== Challenge ==
Restate word for word the lines that begin the listing and end with the line holding "['rgb(236,66,66)', 'rgb(66,226,66)', 'rgb(70,70,214)'];".

━━━━━ Data extract ━━━━━

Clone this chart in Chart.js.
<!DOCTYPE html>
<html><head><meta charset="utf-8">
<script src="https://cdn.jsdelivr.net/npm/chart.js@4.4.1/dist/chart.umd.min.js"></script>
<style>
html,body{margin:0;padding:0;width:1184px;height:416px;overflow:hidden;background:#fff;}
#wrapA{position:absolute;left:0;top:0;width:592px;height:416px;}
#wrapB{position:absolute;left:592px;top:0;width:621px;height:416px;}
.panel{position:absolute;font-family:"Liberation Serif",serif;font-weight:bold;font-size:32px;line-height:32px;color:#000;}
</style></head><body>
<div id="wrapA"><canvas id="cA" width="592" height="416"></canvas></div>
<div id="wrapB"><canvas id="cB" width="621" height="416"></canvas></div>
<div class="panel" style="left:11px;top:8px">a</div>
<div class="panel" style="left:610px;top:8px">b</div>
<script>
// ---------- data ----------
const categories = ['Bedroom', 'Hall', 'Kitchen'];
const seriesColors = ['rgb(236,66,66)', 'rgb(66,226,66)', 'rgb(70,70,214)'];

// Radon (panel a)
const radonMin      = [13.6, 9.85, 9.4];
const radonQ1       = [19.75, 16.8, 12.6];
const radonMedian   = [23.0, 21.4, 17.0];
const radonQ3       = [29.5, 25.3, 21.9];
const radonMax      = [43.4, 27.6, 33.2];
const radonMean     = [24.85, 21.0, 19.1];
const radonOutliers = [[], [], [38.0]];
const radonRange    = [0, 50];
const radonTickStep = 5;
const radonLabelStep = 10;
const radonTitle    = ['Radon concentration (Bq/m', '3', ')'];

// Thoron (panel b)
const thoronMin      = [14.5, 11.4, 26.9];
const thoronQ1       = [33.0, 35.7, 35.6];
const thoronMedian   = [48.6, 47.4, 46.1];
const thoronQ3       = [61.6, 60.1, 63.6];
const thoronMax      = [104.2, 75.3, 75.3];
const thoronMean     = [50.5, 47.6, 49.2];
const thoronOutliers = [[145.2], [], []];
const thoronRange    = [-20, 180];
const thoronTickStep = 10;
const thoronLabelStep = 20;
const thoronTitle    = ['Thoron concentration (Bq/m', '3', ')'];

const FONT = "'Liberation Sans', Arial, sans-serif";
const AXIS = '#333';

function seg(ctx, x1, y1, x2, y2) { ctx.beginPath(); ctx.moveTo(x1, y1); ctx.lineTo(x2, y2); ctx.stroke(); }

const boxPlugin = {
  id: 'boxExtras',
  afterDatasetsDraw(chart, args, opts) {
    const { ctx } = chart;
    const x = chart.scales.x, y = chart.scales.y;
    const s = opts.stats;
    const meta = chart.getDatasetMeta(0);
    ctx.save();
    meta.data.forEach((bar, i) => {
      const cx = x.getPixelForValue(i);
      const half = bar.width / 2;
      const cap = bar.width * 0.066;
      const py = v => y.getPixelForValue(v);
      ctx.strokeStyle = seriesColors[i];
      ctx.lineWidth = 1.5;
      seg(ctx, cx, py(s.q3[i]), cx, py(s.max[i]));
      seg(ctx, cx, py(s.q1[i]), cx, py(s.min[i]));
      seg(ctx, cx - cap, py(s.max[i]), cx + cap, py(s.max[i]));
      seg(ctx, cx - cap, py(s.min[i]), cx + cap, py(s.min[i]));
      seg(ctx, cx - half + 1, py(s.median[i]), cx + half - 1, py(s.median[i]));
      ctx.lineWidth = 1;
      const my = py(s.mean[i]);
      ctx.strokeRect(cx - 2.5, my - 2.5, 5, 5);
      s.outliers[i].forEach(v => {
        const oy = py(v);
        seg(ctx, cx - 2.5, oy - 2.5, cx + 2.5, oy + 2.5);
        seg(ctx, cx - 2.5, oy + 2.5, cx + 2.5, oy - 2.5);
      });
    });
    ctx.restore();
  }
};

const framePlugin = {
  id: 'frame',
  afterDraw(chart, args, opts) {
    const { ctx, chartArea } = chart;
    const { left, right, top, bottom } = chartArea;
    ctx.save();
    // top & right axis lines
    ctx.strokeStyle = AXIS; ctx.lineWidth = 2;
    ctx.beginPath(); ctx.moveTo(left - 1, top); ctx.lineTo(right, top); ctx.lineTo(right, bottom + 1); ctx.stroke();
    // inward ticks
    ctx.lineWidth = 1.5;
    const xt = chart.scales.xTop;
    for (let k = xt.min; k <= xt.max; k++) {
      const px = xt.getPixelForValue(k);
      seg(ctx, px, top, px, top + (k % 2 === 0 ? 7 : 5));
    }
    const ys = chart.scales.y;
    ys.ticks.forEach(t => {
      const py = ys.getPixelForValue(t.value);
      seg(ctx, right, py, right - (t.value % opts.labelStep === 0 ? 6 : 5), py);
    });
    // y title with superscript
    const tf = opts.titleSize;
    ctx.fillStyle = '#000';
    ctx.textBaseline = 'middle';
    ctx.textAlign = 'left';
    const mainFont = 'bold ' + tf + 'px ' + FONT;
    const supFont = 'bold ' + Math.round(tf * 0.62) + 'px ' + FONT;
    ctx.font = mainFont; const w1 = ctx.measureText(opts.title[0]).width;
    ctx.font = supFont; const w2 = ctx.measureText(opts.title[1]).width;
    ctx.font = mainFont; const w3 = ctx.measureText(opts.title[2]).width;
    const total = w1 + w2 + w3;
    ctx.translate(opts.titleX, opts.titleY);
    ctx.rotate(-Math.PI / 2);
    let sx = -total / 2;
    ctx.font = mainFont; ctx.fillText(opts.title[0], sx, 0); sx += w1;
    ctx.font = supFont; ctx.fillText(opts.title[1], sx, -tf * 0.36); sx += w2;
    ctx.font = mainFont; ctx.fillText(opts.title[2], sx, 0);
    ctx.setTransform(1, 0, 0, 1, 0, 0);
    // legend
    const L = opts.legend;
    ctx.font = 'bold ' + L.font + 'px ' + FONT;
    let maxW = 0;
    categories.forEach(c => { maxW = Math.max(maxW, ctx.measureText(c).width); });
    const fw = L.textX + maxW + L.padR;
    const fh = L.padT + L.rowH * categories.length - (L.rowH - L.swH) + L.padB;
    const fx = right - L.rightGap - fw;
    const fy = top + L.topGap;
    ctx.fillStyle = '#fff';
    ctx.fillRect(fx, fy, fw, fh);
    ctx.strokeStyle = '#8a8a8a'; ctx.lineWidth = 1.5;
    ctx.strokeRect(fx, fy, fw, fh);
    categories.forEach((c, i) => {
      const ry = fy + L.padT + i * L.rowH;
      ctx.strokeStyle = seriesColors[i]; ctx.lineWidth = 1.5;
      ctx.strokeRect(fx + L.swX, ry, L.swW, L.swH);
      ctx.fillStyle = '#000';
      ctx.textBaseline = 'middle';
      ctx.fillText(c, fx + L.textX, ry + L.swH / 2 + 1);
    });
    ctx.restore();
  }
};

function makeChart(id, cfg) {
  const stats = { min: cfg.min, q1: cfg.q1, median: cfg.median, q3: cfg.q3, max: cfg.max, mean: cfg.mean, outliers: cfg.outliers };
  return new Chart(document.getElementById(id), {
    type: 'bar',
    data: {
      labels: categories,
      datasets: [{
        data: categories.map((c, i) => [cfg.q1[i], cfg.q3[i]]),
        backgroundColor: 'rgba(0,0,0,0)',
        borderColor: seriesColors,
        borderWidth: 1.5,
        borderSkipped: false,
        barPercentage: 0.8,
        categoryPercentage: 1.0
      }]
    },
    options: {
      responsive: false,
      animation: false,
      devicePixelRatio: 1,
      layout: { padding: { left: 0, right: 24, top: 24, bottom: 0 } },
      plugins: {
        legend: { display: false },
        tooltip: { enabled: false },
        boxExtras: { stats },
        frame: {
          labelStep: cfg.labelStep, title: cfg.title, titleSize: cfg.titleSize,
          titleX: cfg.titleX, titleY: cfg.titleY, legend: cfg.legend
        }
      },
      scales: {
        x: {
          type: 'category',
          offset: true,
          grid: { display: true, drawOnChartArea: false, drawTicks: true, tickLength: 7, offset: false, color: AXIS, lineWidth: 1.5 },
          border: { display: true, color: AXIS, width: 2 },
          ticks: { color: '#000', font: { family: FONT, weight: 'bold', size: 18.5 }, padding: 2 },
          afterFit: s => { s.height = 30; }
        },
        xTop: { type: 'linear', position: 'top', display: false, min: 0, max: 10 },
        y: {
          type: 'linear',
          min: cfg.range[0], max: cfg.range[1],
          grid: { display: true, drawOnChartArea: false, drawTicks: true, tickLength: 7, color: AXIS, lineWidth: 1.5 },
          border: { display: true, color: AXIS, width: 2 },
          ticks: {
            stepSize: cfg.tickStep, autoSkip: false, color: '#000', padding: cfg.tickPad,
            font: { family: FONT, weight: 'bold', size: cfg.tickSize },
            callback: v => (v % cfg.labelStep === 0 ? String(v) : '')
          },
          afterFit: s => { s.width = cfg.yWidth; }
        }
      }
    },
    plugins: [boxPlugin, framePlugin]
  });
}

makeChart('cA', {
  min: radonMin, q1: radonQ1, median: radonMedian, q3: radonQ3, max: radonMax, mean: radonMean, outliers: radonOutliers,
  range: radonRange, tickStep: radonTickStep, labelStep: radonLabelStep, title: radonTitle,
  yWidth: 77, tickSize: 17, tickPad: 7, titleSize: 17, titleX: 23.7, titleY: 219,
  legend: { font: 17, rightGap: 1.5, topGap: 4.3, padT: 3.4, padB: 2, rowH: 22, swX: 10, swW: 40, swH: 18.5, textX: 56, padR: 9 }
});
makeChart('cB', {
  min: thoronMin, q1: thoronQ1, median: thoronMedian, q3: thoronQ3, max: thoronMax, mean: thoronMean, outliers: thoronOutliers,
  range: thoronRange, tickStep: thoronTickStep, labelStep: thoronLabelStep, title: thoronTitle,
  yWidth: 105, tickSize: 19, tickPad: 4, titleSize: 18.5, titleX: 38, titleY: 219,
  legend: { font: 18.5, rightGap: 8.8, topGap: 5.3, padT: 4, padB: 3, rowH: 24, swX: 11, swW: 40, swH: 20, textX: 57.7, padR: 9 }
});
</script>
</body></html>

━━━━━

== Task output ==
Clone this chart in Chart.js.
<!DOCTYPE html>
<html><head><meta charset="utf-8">
<script src="https://cdn.jsdelivr.net/npm/chart.js@4.4.1/dist/chart.umd.min.js"></script>
<style>
html,body{margin:0;padding:0;width:1184px;height:416px;overflow:hidden;background:#fff;}
#wrapA{position:absolute;left:0;top:0;width:592px;height:416px;}
#wrapB{position:absolute;left:592px;top:0;width:621px;height:416px;}
.panel{position:absolute;font-family:"Liberation Serif",serif;font-weight:bold;font-size:32px;line-height:32px;color:#000;}
</style></head><body>
<div id="wrapA"><canvas id="cA" width="592" height="416"></canvas></div>
<div id="wrapB"><canvas id="cB" width="621" height="416"></canvas></div>
<div class="panel" style="left:11px;top:8px">a</div>
<div class="panel" style="left:610px;top:8px">b</div>
<script>
// ---------- data ----------
const categories = ['Bedroom', 'Hall', 'Kitchen'];
const seriesColors = ['rgb(236,66,66)', 'rgb(66,226,66)', 'rgb(70,70,214)'];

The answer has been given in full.